Si l’on croit en apercevoir d’autres, ou elles sont mensongères, ou c’est par erreur qu’elles ne sont pas classées dans cette espèce.

Quiconque a son attention et son amour tournés en fait vers la réalité étrangère au monde reconnaît en même temps qu’il est tenu, dans la vie publique et privée, par l’unique et perpétuelle obligation de remédier, dans l’ordre de ses responsabilités et dans la mesure de son pouvoir, à toutes les privations de l’âme et du corps susceptibles de détruire ou de mutiler la vie terrestre d’un être humain quel qu’il soit.

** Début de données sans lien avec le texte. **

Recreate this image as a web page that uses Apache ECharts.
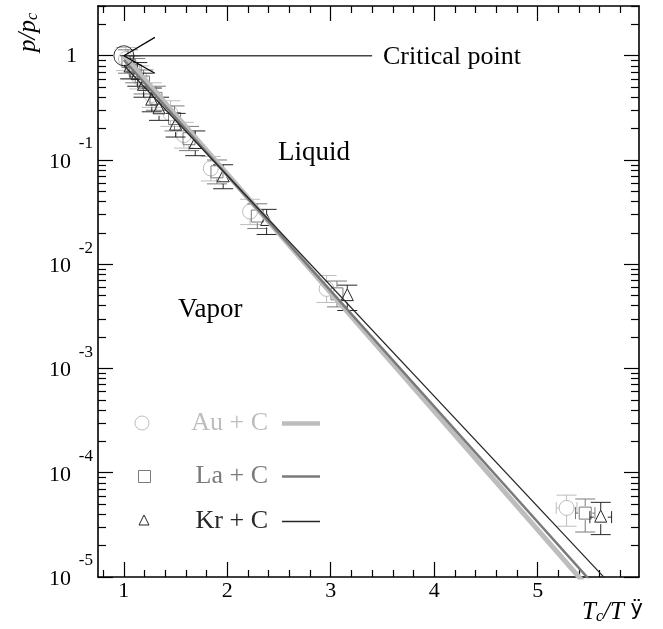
<!DOCTYPE html>
<html>
<head>
<meta charset="utf-8">
<script src="https://cdn.jsdelivr.net/npm/echarts@6/dist/echarts.min.js"></script>
<style>
  html, body { margin: 0; padding: 0; background: #fff; }
  #main { width: 663px; height: 629px; }
</style>
</head>
<body>
<div id="main"></div>
<script>
// data: Tc/T on x, p/pc on y (log)
var auX = [1.02, 1.08, 1.15, 1.27, 1.45, 1.58, 1.84, 2.22, 2.96, 5.28];
var auY = [0.93, 0.78, 0.62, 0.42, 0.28, 0.173, 0.083, 0.032, 0.0058, 4.6e-5];
var auLo = [0.72, 0.60, 0.48, 0.32, 0.21, 0.13, 0.063, 0.024, 0.0043, 3.07e-5];
var auHi = [1.2, 1.0, 0.8, 0.55, 0.37, 0.23, 0.108, 0.042, 0.0078, 6.1e-5];
var auXErr = [0, 0, 0, 0, 0, 0, 0, 0, 0, 0.1];

var laX = [1.04, 1.11, 1.19, 1.31, 1.49, 1.63, 1.90, 2.29, 3.06, 5.46];
var laY = [0.88, 0.72, 0.56, 0.39, 0.25, 0.16, 0.077, 0.029, 0.0052, 4.1e-5];
var laLo = [0.68, 0.55, 0.43, 0.30, 0.19, 0.123, 0.059, 0.022, 0.0039, 2.7e-5];
var laHi = [1.14, 0.94, 0.73, 0.51, 0.33, 0.21, 0.10, 0.038, 0.0069, 5.6e-5];
var laXErr = [0, 0, 0, 0, 0, 0, 0, 0, 0, 0.094];

var krX = [1.06, 1.13, 1.19, 1.27, 1.34, 1.50, 1.69, 1.96, 2.38, 3.16, 5.61];
var krY = [0.78, 0.66, 0.52, 0.375, 0.31, 0.216, 0.144, 0.069, 0.0263, 0.005, 3.75e-5];
var krLo = [0.60, 0.51, 0.40, 0.29, 0.24, 0.166, 0.11, 0.053, 0.0193, 0.0036, 2.55e-5];
var krHi = [1.0, 0.86, 0.68, 0.49, 0.40, 0.28, 0.19, 0.09, 0.0336, 0.0063, 5.2e-5];
var krXErr = [0, 0, 0, 0, 0, 0, 0, 0, 0, 0, 0.105];

// fitted lines (start / end points)
var auFit = [[1.0, 1.0], [5.9, 2.7e-6]];
var laFit = [[1.0, 0.91], [5.9, 3.4e-6]];
var krFit = [[1.0, 0.81], [5.9, 5.3e-6]];

// critical point marks
var critPoint = [[1, 1]];
var critLine = [[1, 1], [3.4, 1]];
var critArrow = [[1.3, 1.5], [1, 1], [1.3, 0.68]];

// axis ticks
var xMajorTicks = [1, 2, 3, 4, 5];
var xMinorTicks = [0.8, 1.2, 1.4, 1.6, 1.8, 2.2, 2.4, 2.6, 2.8, 3.2, 3.4, 3.6, 3.8,
  4.2, 4.4, 4.6, 4.8, 5.2, 5.4, 5.6, 5.8];
var yMajorTicks = [1e-5, 1e-4, 1e-3, 1e-2, 1e-1, 1];
var yMinorMult = [2, 3, 4, 5, 6, 7, 8, 9];
var yMinorTicks = [];
for (var d = 0; d < yMajorTicks.length; d++) {
  for (var m = 0; m < yMinorMult.length; m++) {
    var t = yMajorTicks[d] * yMinorMult[m];
    if (t <= 3) yMinorTicks.push(t);
  }
}

var SERIF = 'Liberation Serif';
var AU_COLOR = '#bdbdbd';
var LA_COLOR = '#7a7a7a';
var KR_COLOR = '#262626';

function rows(x, y, lo, hi, xe) {
  var out = [];
  for (var i = 0; i < x.length; i++) {
    out.push([x[i], y[i], lo[i], hi[i], xe[i]]);
  }
  return out;
}

function errRender(shape, color) {
  return function(params, api) {
    var x = api.value(0), y = api.value(1);
    var c = api.coord([x, y]);
    var pHi = api.coord([x, api.value(3)]);
    var pLo = api.coord([x, api.value(2)]);
    var xe = api.value(4);
    var r = 7, w = 10;
    var st = { stroke: color, lineWidth: 1, fill: null };
    var kids = [];
    function ln(x1, y1, x2, y2) {
      kids.push({ type: 'line', shape: { x1: x1, y1: y1, x2: x2, y2: y2 }, style: st });
    }
    if (pHi[1] < c[1] - r) ln(c[0], pHi[1], c[0], c[1] - r);
    if (pLo[1] > c[1] + r) ln(c[0], c[1] + r, c[0], pLo[1]);
    ln(c[0] - w, pHi[1], c[0] + w, pHi[1]);
    ln(c[0] - w, pLo[1], c[0] + w, pLo[1]);
    if (xe > 0) {
      var pL = api.coord([x - xe, y]);
      var pR = api.coord([x + xe, y]);
      ln(pL[0], c[1], c[0] - r, c[1]);
      ln(c[0] + r, c[1], pR[0], c[1]);
      ln(pL[0], c[1] - 6, pL[0], c[1] + 6);
      ln(pR[0], c[1] - 6, pR[0], c[1] + 6);
    }
    if (shape === 'circle') {
      kids.push({ type: 'circle', shape: { cx: c[0], cy: c[1], r: 7.5 }, style: st });
    } else if (shape === 'square') {
      kids.push({ type: 'rect', shape: { x: c[0] - 6, y: c[1] - 6, width: 12, height: 12 }, style: st });
    } else {
      kids.push({ type: 'polygon', shape: { points: [[c[0], c[1] - 7], [c[0] - 6, c[1] + 5], [c[0] + 6, c[1] + 5]] }, style: st });
    }
    return { type: 'group', children: kids };
  };
}

function xAxisDef(pos, ticks, len, showLine, showLabel) {
  return {
    type: 'value', position: pos, min: 0.75, max: 5.98,
    axisLine: { show: showLine, onZero: false, lineStyle: { color: '#000', width: 1.6 } },
    axisTick: { show: true, inside: true, length: len, customValues: ticks, lineStyle: { color: '#000', width: 1.2 } },
    axisLabel: {
      show: showLabel, customValues: ticks, margin: 3,
      fontFamily: SERIF, fontSize: 22, lineHeight: 22, color: '#000'
    },
    splitLine: { show: false }
  };
}

function yAxisDef(pos, ticks, len, showLine, showLabel) {
  return {
    type: 'log', logBase: 10, position: pos, min: 1e-5, max: 3,
    axisLine: { show: showLine, onZero: false, lineStyle: { color: '#000', width: 1.6 } },
    axisTick: { show: true, inside: true, length: len, customValues: ticks, lineStyle: { color: '#000', width: 1.2 } },
    axisLabel: {
      show: showLabel, customValues: ticks, margin: 5,
      color: '#000', fontFamily: SERIF,
      formatter: function(v) {
        if (Math.abs(v - 1) < 1e-9) return '{one|1}';
        var e = Math.round(Math.log(v) / Math.LN10);
        // exponent on a short first line, "10" below it, spacer line last
        return '{s|' + e + '}\n{b|10}\n{sp| }';
      },
      rich: {
        s: { fontFamily: SERIF, fontSize: 17, lineHeight: 14, align: 'right', color: '#000' },
        b: { fontFamily: SERIF, fontSize: 22, lineHeight: 22, padding: [0, 22, 0, 0], color: '#000' },
        sp: { fontSize: 1, lineHeight: 10 },
        one: { fontFamily: SERIF, fontSize: 22, lineHeight: 22, padding: [0, 16, 0, 0], color: '#000' }
      }
    },
    splitLine: { show: false }
  };
}

function fitLine(name, data, color, width) {
  return {
    name: name, type: 'line', data: data, xAxisIndex: 0, yAxisIndex: 0,
    symbol: 'none', clip: true, z: 5,
    lineStyle: { color: color, width: width }
  };
}

function legendRow(y, shape, label, color, lw) {
  var marker;
  if (shape === 'circle') {
    marker = { type: 'circle', shape: { cx: 142, cy: y, r: 7 }, style: { stroke: color, fill: null, lineWidth: 1 } };
  } else if (shape === 'square') {
    marker = { type: 'rect', shape: { x: 138.5, y: y - 5.5, width: 12, height: 12 }, style: { stroke: color, fill: null, lineWidth: 1 } };
  } else {
    marker = { type: 'polygon', shape: { points: [[144, y - 6], [139, y + 4], [149, y + 4]] }, style: { stroke: color, fill: null, lineWidth: 1 } };
  }
  return [
    marker,
    { type: 'text', x: 268, y: y, style: { text: label, font: '26px ' + SERIF, fill: color, align: 'right', verticalAlign: 'middle' } },
    { type: 'line', shape: { x1: 282, y1: y + 0.5, x2: 320, y2: y + 0.5 }, style: { stroke: color, lineWidth: lw } }
  ];
}

var chart = echarts.init(document.getElementById('main'), null, { renderer: 'canvas' });

var graphics = [
  { type: 'text', x: 383, y: 57, style: { text: 'Critical point', font: '26px ' + SERIF, fill: '#000', verticalAlign: 'middle' } },
  { type: 'text', x: 278, y: 153, style: { text: 'Liquid', font: '27px ' + SERIF, fill: '#000', verticalAlign: 'middle' } },
  { type: 'text', x: 178, y: 310, style: { text: 'Vapor', font: '27px ' + SERIF, fill: '#000', verticalAlign: 'middle' } },
  {
    type: 'text', x: 28, y: 52, rotation: Math.PI / 2,
    style: {
      text: '{i|p/p}{c|c}', align: 'left', verticalAlign: 'middle',
      rich: {
        i: { fontFamily: SERIF, fontStyle: 'italic', fontSize: 25, lineHeight: 25, verticalAlign: 'top', fill: '#000' },
        c: { fontFamily: SERIF, fontStyle: 'italic', fontSize: 16, lineHeight: 16, padding: [14, 0, 0, 0], verticalAlign: 'bottom', fill: '#000' }
      }
    }
  },
  {
    type: 'text', x: 582, y: 612,
    style: {
      text: '{i|T}{c|c}{i|/T}{n| ÿ}', align: 'left', verticalAlign: 'middle',
      rich: {
        i: { fontFamily: SERIF, fontStyle: 'italic', fontSize: 25, lineHeight: 25, verticalAlign: 'top', fill: '#000' },
        c: { fontFamily: SERIF, fontStyle: 'italic', fontSize: 16, lineHeight: 16, padding: [14, 0, 0, 0], verticalAlign: 'bottom', fill: '#000' },
        n: { fontFamily: 'DejaVu Sans', fontSize: 21, lineHeight: 25, verticalAlign: 'top', fill: '#000' }
      }
    }
  }
]
  .concat(legendRow(423, 'circle', 'Au + C', AU_COLOR, 4.5))
  .concat(legendRow(476, 'square', 'La + C', LA_COLOR, 2.5))
  .concat(legendRow(521, 'triangle', 'Kr + C', KR_COLOR, 1.3));

var option = {
  animation: false,
  backgroundColor: '#fff',
  grid: { left: 98, right: 24, top: 6, bottom: 52, containLabel: false, outerBoundsMode: 'none' },
  xAxis: [
    xAxisDef('bottom', xMajorTicks, 15, true, true),
    xAxisDef('bottom', xMinorTicks, 7, false, false),
    xAxisDef('top', xMajorTicks, 15, true, false),
    xAxisDef('top', xMinorTicks, 7, false, false)
  ],
  yAxis: [
    yAxisDef('left', yMajorTicks, 15, true, true),
    yAxisDef('left', yMinorTicks, 8, false, false),
    yAxisDef('right', yMajorTicks, 15, true, false),
    yAxisDef('right', yMinorTicks, 8, false, false)
  ],
  series: [
    {
      name: 'Au + C', type: 'custom', xAxisIndex: 0, yAxisIndex: 0, z: 3,
      renderItem: errRender('circle', AU_COLOR), data: rows(auX, auY, auLo, auHi, auXErr)
    },
    {
      name: 'La + C', type: 'custom', xAxisIndex: 0, yAxisIndex: 0, z: 3,
      renderItem: errRender('square', LA_COLOR), data: rows(laX, laY, laLo, laHi, laXErr)
    },
    {
      name: 'Kr + C', type: 'custom', xAxisIndex: 0, yAxisIndex: 0, z: 3,
      renderItem: errRender('triangle', KR_COLOR), data: rows(krX, krY, krLo, krHi, krXErr)
    },
    fitLine('Au fit', auFit, AU_COLOR, 5),
    fitLine('La fit', laFit, LA_COLOR, 2.5),
    fitLine('Kr fit', krFit, KR_COLOR, 1.2),
    {
      name: 'critical line', type: 'line', data: critLine, symbol: 'none',
      lineStyle: { color: '#444', width: 1.6 }, z: 6
    },
    {
      name: 'critical arrow', type: 'line', data: critArrow, symbol: 'none',
      lineStyle: { color: '#000', width: 1.2 }, z: 6
    },
    {
      name: 'critical point', type: 'scatter', data: critPoint, symbol: 'circle', symbolSize: 20,
      itemStyle: { color: 'rgba(0,0,0,0)', borderColor: '#000', borderWidth: 1 }, z: 7
    }
  ],
  graphic: graphics
};

chart.setOption(option);
</script>
</body>
</html>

La limite répondant aux bornes du pouvoir et à l’ordre des responsabilités n’est légitime que si le possible a été accompli pour porter la nécessité qui l’impose à la connaissance de ceux qui en subissent les conséquences, sans aucun mensonge et de manière telle qu’ils puissent consentir à la reconnaître.

Aucun concours de circonstances ne soustrait jamais personne à cette obligation universelle. Les circonstances qui semblent en dispenser à l’égard d’un homme ou d’une catégorie d’hommes ne l’imposent que plus impérieusement.

La pensée de cette obligation circule parmi tous les hommes sous des formes très différentes et avec des degrés de clarté très inégaux. Les hommes inclinent plus ou moins fortement soit à consentir, soit à refuser de l’adopter comme règle de leur conduite.

Le consentement est le plus souvent mêlé de mensonge. Quand il est sans mensonge, la pratique n’est pas sans défaillance. Le refus fait tomber dans le crime.